TIMONIUM, Md. -- This Memorial Day, Army Spc. Donald Schafer is celebrating just being alive.
The 23-year-old tank operator was traveling with a convoy of armored vehicles in Iraq on April 5 when his tank was hit by a rocket and caught fire. Schafer was shot in the arm.
"I could have been very well lying here with these gentlemen," he said at a Memorial Day service Monday, looking at the graves at Dulaney Valley Memorial Gardens. "That's the key thing that keeps running through my mind. I could very well be lying here instead of celebrating" Memorial Day.
Americans across the country honored their war dead with ceremonies and soggy Memorial Day parades Monday, even as others celebrated the return of U.S. troops from the war in Iraq and paid tribute to those still serving abroad.
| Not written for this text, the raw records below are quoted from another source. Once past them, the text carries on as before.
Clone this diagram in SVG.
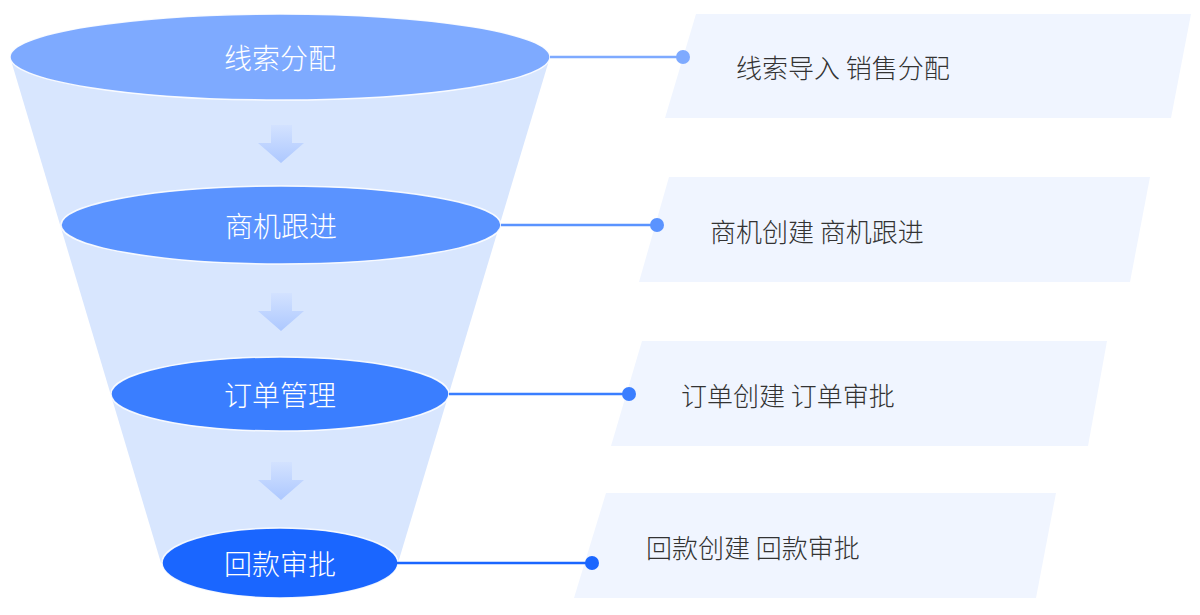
<svg xmlns="http://www.w3.org/2000/svg" width="1200" height="615" viewBox="0 0 1200 615">
  <defs>
    <linearGradient id="arrowGrad" x1="0" y1="0" x2="0" y2="1">
      <stop offset="0" stop-color="#d3e2ff"/>
      <stop offset="1" stop-color="#adc8ff"/>
    </linearGradient>
    <style>
      .funnel { fill: #d8e6fe; }
      .ell { stroke: #ffffff; stroke-width: 1.5; stroke-opacity: 0.9; }
      .lbl { font-family: "Noto Sans CJK SC", "Noto Sans", sans-serif; font-size: 28px; font-weight: 300; fill: #ffffff; text-anchor: middle; dominant-baseline: central; }
      .card { fill: #f0f5ff; }
      .ctext { font-family: "Noto Sans CJK SC", "Noto Sans", sans-serif; font-size: 26px; font-weight: 300; fill: #333333; dominant-baseline: central; }
      .arrow { fill: url(#arrowGrad); }
    </style>
  </defs>
  <rect width="1200" height="615" fill="#ffffff"/>

  <g id="funnel">
    <polygon class="funnel" points="10,57 550,57 398,563 161,563"/>
    <g id="arrows">
      <path class="arrow" d="M271,125 H292 V143 H304 L281,163 L258,143 H271 Z"/>
      <path class="arrow" d="M271,293 H292 V311 H304 L281,331 L258,311 H271 Z"/>
      <path class="arrow" d="M271,462 H292 V480 H304 L281,500 L258,480 H271 Z"/>
    </g>
  </g>

  <g id="stage1">
    <ellipse class="ell" cx="280" cy="57" rx="270" ry="43" fill="#7eaaff"/>
    <text class="lbl" x="280" y="57">线索分配</text>
  </g>
  <g id="stage2">
    <ellipse class="ell" cx="281" cy="225" rx="220" ry="39" fill="#5a93ff"/>
    <text class="lbl" x="281" y="225">商机跟进</text>
  </g>
  <g id="stage3">
    <ellipse class="ell" cx="280" cy="394" rx="169" ry="37" fill="#3a7eff"/>
    <text class="lbl" x="280" y="394">订单管理</text>
  </g>
  <g id="stage4">
    <ellipse class="ell" cx="280" cy="563" rx="118" ry="35" fill="#1a66ff"/>
    <text class="lbl" x="280" y="563">回款审批</text>
  </g>

  <g id="card1">
    <polygon class="card" points="696,14 1191,14 1171,118 665,118"/>
    <text class="ctext" x="736" y="66">线索导入 销售分配</text>
  </g>
  <g id="card2">
    <polygon class="card" points="669,177 1150,177 1130,282 639,282"/>
    <text class="ctext" x="710" y="230">商机创建 商机跟进</text>
  </g>
  <g id="card3">
    <polygon class="card" points="642,341 1107,341 1088,446 611,446"/>
    <text class="ctext" x="681" y="394">订单创建 订单审批</text>
  </g>
  <g id="card4">
    <polygon class="card" points="606,493 1056,493 1036,598 574,598"/>
    <text class="ctext" x="646" y="546">回款创建 回款审批</text>
  </g>

  <g id="connectors">
    <line x1="550" y1="57" x2="683" y2="57" stroke="#7eaaff" stroke-width="2.5"/>
    <circle cx="683" cy="57" r="7" fill="#7eaaff"/>
    <line x1="501" y1="225" x2="657" y2="225" stroke="#5a93ff" stroke-width="2.5"/>
    <circle cx="657" cy="225" r="7" fill="#5a93ff"/>
    <line x1="449" y1="394" x2="629" y2="394" stroke="#3a7eff" stroke-width="2.5"/>
    <circle cx="629" cy="394" r="7" fill="#3a7eff"/>
    <line x1="397" y1="563" x2="592" y2="563" stroke="#1a66ff" stroke-width="2.5"/>
    <circle cx="592" cy="563" r="7" fill="#1a66ff"/>
  </g>
</svg>
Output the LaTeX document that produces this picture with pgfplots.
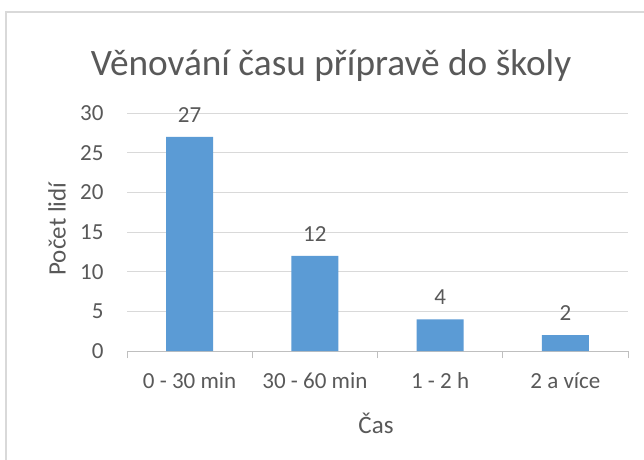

At Camp Lejeune in North Carolina, families waited in the rain to welcome 2,300 Marines and sailors from the 24th Marine Expeditionary Unit, the first major Marine Corps unit returning to the United States from combat in Iraq aboard three ships.
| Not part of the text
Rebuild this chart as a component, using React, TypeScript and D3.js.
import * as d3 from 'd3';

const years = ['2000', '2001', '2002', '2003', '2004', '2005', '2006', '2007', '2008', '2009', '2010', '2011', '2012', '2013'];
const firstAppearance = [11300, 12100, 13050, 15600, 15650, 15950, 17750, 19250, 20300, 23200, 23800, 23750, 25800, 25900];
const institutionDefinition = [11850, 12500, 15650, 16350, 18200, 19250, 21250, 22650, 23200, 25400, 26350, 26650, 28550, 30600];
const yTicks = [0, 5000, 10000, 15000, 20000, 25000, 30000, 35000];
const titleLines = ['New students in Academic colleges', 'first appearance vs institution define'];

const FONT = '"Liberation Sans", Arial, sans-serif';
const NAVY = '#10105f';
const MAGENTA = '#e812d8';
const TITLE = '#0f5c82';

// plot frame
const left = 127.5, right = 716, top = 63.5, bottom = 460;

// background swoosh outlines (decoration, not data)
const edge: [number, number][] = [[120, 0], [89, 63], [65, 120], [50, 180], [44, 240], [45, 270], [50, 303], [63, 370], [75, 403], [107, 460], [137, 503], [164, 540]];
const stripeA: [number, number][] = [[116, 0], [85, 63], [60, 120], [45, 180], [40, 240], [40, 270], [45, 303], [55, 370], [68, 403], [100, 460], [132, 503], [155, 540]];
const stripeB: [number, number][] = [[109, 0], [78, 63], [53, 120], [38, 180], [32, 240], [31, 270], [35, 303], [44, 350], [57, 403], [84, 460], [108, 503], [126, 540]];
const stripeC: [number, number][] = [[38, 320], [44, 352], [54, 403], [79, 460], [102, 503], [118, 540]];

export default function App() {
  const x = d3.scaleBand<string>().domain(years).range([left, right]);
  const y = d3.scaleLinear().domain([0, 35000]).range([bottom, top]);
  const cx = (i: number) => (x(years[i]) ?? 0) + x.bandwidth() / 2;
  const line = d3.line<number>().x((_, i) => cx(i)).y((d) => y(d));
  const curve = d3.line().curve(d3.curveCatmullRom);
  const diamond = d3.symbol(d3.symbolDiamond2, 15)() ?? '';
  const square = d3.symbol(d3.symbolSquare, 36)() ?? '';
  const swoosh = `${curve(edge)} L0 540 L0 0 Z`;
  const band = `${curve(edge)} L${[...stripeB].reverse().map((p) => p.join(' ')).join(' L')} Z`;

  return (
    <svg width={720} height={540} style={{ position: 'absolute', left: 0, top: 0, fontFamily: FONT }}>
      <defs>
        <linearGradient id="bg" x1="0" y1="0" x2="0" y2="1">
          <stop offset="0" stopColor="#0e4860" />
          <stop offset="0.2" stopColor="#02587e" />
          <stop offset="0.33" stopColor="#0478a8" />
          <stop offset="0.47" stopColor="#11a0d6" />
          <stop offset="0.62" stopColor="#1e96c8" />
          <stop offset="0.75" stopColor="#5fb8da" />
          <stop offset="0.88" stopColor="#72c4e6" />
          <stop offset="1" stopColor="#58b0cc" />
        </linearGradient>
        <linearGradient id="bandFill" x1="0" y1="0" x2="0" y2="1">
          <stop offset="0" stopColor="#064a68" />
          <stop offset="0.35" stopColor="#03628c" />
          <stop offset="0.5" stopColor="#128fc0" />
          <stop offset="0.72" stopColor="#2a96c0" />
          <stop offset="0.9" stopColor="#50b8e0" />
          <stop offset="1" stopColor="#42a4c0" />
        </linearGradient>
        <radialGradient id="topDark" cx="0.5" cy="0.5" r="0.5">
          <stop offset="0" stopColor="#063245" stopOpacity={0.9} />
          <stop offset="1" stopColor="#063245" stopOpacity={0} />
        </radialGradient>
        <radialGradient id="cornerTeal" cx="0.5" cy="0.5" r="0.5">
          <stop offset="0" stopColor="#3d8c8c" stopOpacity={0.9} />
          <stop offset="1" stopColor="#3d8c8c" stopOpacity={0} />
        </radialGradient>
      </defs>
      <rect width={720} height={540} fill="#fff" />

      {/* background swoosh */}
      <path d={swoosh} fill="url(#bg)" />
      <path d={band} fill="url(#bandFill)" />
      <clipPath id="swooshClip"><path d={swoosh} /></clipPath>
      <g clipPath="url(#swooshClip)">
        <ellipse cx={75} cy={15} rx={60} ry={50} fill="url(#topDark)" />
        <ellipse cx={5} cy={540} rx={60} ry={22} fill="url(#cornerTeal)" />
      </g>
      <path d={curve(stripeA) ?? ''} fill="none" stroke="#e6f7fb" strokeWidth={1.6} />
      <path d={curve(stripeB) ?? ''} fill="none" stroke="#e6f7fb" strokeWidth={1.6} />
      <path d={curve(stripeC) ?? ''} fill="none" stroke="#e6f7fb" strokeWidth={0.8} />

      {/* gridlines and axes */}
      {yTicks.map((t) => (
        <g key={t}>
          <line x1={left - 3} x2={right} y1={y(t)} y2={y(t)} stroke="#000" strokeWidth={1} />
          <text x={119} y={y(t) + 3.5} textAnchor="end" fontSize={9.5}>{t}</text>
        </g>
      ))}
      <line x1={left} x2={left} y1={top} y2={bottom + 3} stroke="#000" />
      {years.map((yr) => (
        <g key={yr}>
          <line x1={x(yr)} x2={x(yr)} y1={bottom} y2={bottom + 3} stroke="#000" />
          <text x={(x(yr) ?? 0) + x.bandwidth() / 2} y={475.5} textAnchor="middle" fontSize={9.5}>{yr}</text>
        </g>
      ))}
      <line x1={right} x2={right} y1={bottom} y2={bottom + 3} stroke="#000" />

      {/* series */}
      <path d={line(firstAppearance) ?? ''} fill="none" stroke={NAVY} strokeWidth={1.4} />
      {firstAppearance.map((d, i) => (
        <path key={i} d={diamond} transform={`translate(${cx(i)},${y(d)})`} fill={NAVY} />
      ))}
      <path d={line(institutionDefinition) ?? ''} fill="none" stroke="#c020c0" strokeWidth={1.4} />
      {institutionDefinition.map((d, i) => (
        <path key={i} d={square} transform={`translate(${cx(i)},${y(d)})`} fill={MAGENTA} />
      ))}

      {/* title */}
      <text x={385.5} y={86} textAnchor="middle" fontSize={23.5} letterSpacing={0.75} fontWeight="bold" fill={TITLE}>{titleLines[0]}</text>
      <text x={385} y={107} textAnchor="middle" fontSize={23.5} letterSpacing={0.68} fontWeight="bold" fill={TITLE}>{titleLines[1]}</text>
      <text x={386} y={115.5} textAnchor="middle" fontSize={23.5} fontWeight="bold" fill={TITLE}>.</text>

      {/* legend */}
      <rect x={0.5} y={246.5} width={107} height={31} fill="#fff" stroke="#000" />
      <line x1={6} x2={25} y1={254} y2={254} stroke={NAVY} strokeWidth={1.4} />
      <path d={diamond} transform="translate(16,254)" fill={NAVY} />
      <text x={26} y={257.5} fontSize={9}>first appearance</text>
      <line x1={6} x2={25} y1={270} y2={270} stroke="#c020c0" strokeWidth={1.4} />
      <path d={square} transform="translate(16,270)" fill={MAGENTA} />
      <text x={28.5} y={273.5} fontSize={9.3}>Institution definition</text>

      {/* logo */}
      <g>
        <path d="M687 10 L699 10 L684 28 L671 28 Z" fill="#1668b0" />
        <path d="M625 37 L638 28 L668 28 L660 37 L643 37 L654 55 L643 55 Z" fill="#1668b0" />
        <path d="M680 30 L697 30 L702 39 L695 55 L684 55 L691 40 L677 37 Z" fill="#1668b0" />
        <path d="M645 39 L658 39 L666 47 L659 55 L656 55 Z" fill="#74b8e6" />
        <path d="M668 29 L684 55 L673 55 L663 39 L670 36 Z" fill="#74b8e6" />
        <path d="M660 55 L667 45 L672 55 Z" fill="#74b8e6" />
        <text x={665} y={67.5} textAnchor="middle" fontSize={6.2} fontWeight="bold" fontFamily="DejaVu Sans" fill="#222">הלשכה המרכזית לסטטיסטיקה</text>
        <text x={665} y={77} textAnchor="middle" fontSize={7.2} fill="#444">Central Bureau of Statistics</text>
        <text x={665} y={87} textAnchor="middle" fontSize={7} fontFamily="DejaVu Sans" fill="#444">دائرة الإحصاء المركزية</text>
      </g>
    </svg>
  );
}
"It's good to see U.S. soil, really good," said Cpl. Travis Hoots of Roodhouse, Ill., who was greeted by his wife, Jamie, and their 7-month-old son.
"I spent a lot of nights thinking about what this day would be like," Hoots said as he looked at his new baby. "I'm just sort of dumbfounded."
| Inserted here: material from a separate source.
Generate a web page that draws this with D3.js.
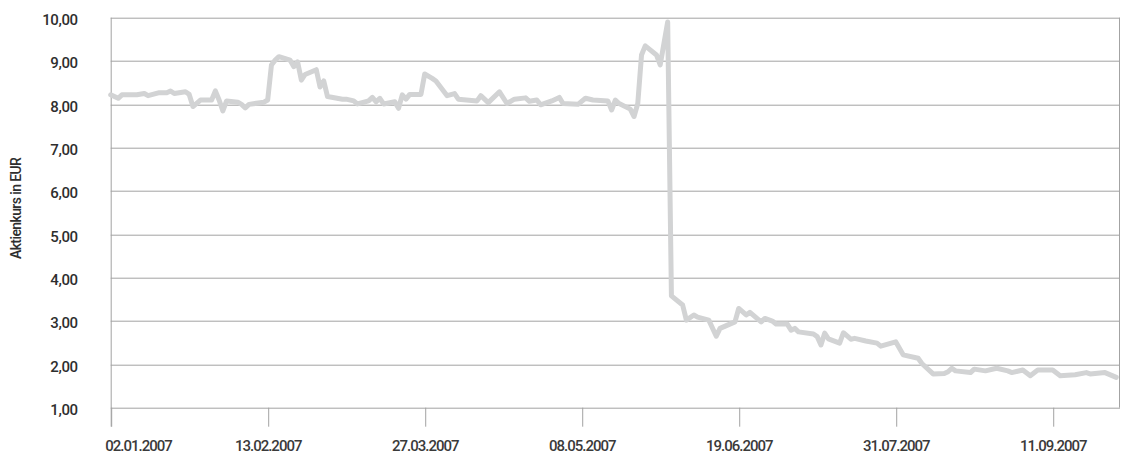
<!DOCTYPE html>
<html>
<head>
<meta charset="utf-8">
<script src="https://cdn.jsdelivr.net/npm/d3@7"></script>
<style>
	html, body {margin: 0; padding: 0; background: #fff;}
	svg {display: block;}
	svg text {font-family: Roboto, "Liberation Sans", sans-serif;}
</style>
</head>
<body>
<svg id="chart" width="1125" height="454"></svg>
<script>
// daily closing prices
const dates = [
	"02.01.2007", "04.01.2007", "05.01.2007", "09.01.2007", "11.01.2007", "12.01.2007", "15.01.2007", "17.01.2007",
	"18.01.2007", "19.01.2007", "22.01.2007", "23.01.2007", "24.01.2007", "26.01.2007", "29.01.2007", "30.01.2007",
	"31.01.2007", "01.02.2007", "02.02.2007", "05.02.2007", "06.02.2007", "07.02.2007", "08.02.2007", "12.02.2007",
	"13.02.2007", "14.02.2007", "15.02.2007", "16.02.2007", "19.02.2007", "20.02.2007", "21.02.2007", "22.02.2007",
	"23.02.2007", "26.02.2007", "27.02.2007", "28.02.2007", "01.03.2007", "05.03.2007", "06.03.2007", "08.03.2007",
	"09.03.2007", "12.03.2007", "13.03.2007", "14.03.2007", "15.03.2007", "16.03.2007", "19.03.2007", "20.03.2007",
	"21.03.2007", "22.03.2007", "23.03.2007", "26.03.2007", "27.03.2007", "29.03.2007", "30.03.2007", "02.04.2007",
	"04.04.2007", "05.04.2007", "10.04.2007", "11.04.2007", "13.04.2007", "16.04.2007", "18.04.2007", "20.04.2007",
	"23.04.2007", "24.04.2007", "26.04.2007", "27.04.2007", "30.04.2007", "02.05.2007", "03.05.2007", "07.05.2007",
	"09.05.2007", "11.05.2007", "15.05.2007", "16.05.2007", "17.05.2007", "18.05.2007", "21.05.2007", "22.05.2007",
	"23.05.2007", "24.05.2007", "25.05.2007", "28.05.2007", "29.05.2007", "31.05.2007", "01.06.2007", "04.06.2007",
	"05.06.2007", "07.06.2007", "08.06.2007", "11.06.2007", "13.06.2007", "14.06.2007", "18.06.2007", "19.06.2007",
	"21.06.2007", "22.06.2007", "25.06.2007", "26.06.2007", "28.06.2007", "29.06.2007", "02.07.2007", "03.07.2007",
	"04.07.2007", "05.07.2007", "09.07.2007", "10.07.2007", "11.07.2007", "12.07.2007", "13.07.2007", "16.07.2007",
	"17.07.2007", "19.07.2007", "20.07.2007", "23.07.2007", "26.07.2007", "27.07.2007", "31.07.2007", "02.08.2007",
	"06.08.2007", "07.08.2007", "10.08.2007", "13.08.2007", "14.08.2007", "15.08.2007", "16.08.2007", "20.08.2007",
	"21.08.2007", "24.08.2007", "27.08.2007", "30.08.2007", "31.08.2007", "03.09.2007", "05.09.2007", "07.09.2007",
	"11.09.2007", "13.09.2007", "17.09.2007", "20.09.2007", "21.09.2007", "25.09.2007", "28.09.2007"
];

const prices = [
	8.22, 8.14, 8.22, 8.22, 8.25, 8.20, 8.27, 8.27,
	8.31, 8.25, 8.29, 8.23, 7.95, 8.10, 8.10, 8.31,
	8.10, 7.85, 8.08, 8.05, 8.00, 7.92, 8.00, 8.05,
	8.10, 8.91, 9.02, 9.10, 9.02, 8.87, 8.98, 8.56,
	8.69, 8.80, 8.40, 8.54, 8.18, 8.12, 8.12, 8.08,
	8.01, 8.08, 8.16, 8.06, 8.14, 8.01, 8.06, 7.91,
	8.22, 8.12, 8.23, 8.23, 8.70, 8.60, 8.54, 8.20,
	8.25, 8.12, 8.08, 8.20, 8.04, 8.29, 8.02, 8.12,
	8.15, 8.07, 8.10, 7.99, 8.08, 8.16, 8.02, 8.00,
	8.14, 8.10, 8.08, 7.87, 8.10, 8.02, 7.89, 7.72,
	8.02, 9.14, 9.35, 9.14, 8.91, 9.90, 3.58, 3.37,
	3.02, 3.14, 3.09, 3.02, 2.65, 2.83, 2.98, 3.29,
	3.14, 3.20, 2.98, 3.06, 3.00, 2.93, 2.93, 2.79,
	2.83, 2.75, 2.70, 2.64, 2.45, 2.72, 2.59, 2.49,
	2.73, 2.58, 2.60, 2.54, 2.49, 2.42, 2.52, 2.22,
	2.14, 2.02, 1.78, 1.79, 1.83, 1.91, 1.85, 1.81,
	1.89, 1.85, 1.91, 1.85, 1.81, 1.87, 1.74, 1.87,
	1.87, 1.74, 1.76, 1.81, 1.78, 1.81, 1.70
];

const xTickLabels = ["02.01.2007", "13.02.2007", "27.03.2007", "08.05.2007", "19.06.2007", "31.07.2007", "11.09.2007"];
const yTicks = [1, 2, 3, 4, 5, 6, 7, 8, 9, 10];
const xDomain = ["02.01.2007", "29.09.2007"];
const yTitle = "Aktienkurs in EUR";

const parseDate = d3.timeParse("%d.%m.%Y");
const locale = d3.formatLocale({decimal: ",", thousands: ".", grouping: [3], currency: ["", " €"]});
const fmt = locale.format(".2f");

const margin = {top: 17.7, right: 5, bottom: 46.3, left: 110.7};
const width = 1125 - margin.left - margin.right;
const height = 454 - margin.top - margin.bottom;
const tickLen = 19;
const fontFamily = "Roboto, 'Liberation Sans', sans-serif";

const data = dates.map((d, i) => [parseDate(d), prices[i]]);

const x = d3.scaleTime()
.domain(xDomain.map(parseDate))
.range([0, width]);

const y = d3.scaleLinear()
.domain([1, 10])
.range([height, 0]);

const svg = d3.select("#chart");
const g = svg.append("g")
.attr("transform", `translate(${margin.left}, ${margin.top})`);

// horizontal grid
g.append("g")
.selectAll("line")
.data(yTicks)
.enter()
.append("line")
.attr("x1", 0)
.attr("x2", width)
.attr("y1", (d) => Math.round(y(d)) + 0.5)
.attr("y2", (d) => Math.round(y(d)) + 0.5)
.attr("stroke", "#a3a3a3")
.attr("stroke-width", 1);

// right frame
g.append("line")
.attr("x1", width - 0.5)
.attr("x2", width - 0.5)
.attr("y1", y(10))
.attr("y2", y(1))
.attr("stroke", "#a3a3a3");

// y labels
const yAxis = d3.axisLeft(y)
.tickValues(yTicks)
.tickFormat(fmt)
.tickSize(0)
.tickPadding(33);

g.append("g")
.call(yAxis)
.attr("font-family", fontFamily)
.call((sel) => sel.select(".domain").remove())
.selectAll("text")
.attr("font-size", "15px")
.attr("font-weight", 500)
.attr("letter-spacing", "-0.4px")
.attr("fill", "#2e2e2e")
.attr("dy", "0.45em");

// x axis ticks and labels
const xAxis = d3.axisBottom(x)
.tickValues(xTickLabels.map(parseDate))
.tickFormat(d3.timeFormat("%d.%m.%Y"))
.tickSizeInner(tickLen)
.tickSizeOuter(0)
.tickPadding(14);

const xg = g.append("g")
.attr("transform", `translate(0, ${height})`)
.call(xAxis)
.attr("font-family", fontFamily)
.call((sel) => sel.select(".domain").remove());

xg.selectAll("line")
.attr("stroke", "#a3a3a3")
.attr("transform", "translate(0.5, 0)");

xg.selectAll("text")
.attr("font-size", "15px")
.attr("font-weight", 500)
.attr("letter-spacing", "-1px")
.attr("fill", "#3a3a3a")
.attr("text-anchor", (d, i) => (i === 0 ? "start" : "middle"))
.attr("dx", (d, i) => (i === 0 ? -6 : 0));

// left axis line, extends down to the tick length
g.append("line")
.attr("x1", 0.5)
.attr("x2", 0.5)
.attr("y1", 0)
.attr("y2", height + tickLen)
.attr("stroke", "#a3a3a3");

// price line
const line = d3.line()
.x(([d]) => x(d))
.y(([, v]) => y(v));

g.append("path")
.datum(data)
.attr("d", line)
.attr("fill", "none")
.attr("stroke", "#d2d3d4")
.attr("stroke-width", 5)
.attr("stroke-linejoin", "round")
.attr("stroke-linecap", "round");

// y axis title
svg.append("text")
.attr("transform", `translate(21, ${margin.top + y(5.6)}) rotate(-90)`)
.attr("text-anchor", "middle")
.attr("font-family", fontFamily)
.attr("font-size", "14px")
.attr("font-weight", 500)
.attr("letter-spacing", "-0.6px")
.attr("fill", "#2e2e2e")
.text(yTitle);
</script>
</body>
</html>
A few parades honored the memory of those who didn't make it home, but events across the country were canceled as stormy weather settled across nearly all corners of the United States.
President Bush laid a wreath at the Tomb of the Unknowns at Arlington National Cemetery as he paid tribute to those who died at war, noting particularly "recent loss and recent courage" in Iraq and Afghanistan.
"Today, we recall that liberty is always the achievement of courage and today we remember all who have died, all who are still missing and all who mourn," Bush said.
A light drizzle didn't stop thousands of people from gathering for a parade along flag-lined Michigan Avenue in Dearborn, Mich., a Detroit suburb in which about 30 percent of residents claim Arab ancestry.
Akram Al-Mohammed, who came to the United States from Iraq with his wife eight years ago, said attending the Memorial Day events was a way to say thank you to the soldiers who helped liberate his native land.
"We came to share the celebration together with the American people," Al-Mohammed said. "This year we are very happy because our old president is gone. We've got freedom in our country."
In Waterford, Conn., the parents of a Marine killed in Iraq who waited weeks to hear word about his fate went forward with a parade despite heavy rain. Paul and Tan Patchem, the parents of Cpl. Kemaphoom Chanawongse, took part in a parade that wound through mostly empty, soaked streets.
For people with loved ones still in Iraq or Afghanistan, the holiday was a time for contemplation. Kathryn Gerke of Powell, Ohio, whose son Patrick is in Kuwait as a lance corporal in the Marines, got more than 40 people with relatives overseas to fill a page of thoughts for the holiday.
The pages of handwritten missives, neatly typed poems and photographs of soldiers and their families were compiled into booklets to be sent overseas.
At the cemetery in Timonium, Schafer stood next to a wall with the names of 21 Maryland residents who have been killed by terrorists -- including victims in the Pentagon on Sept. 11, 2001, and one who died in Afghanistan. He said his thoughts were with other members of his 3rd Infantry Division still stationed in Iraq.
"I just want them to come home," he said.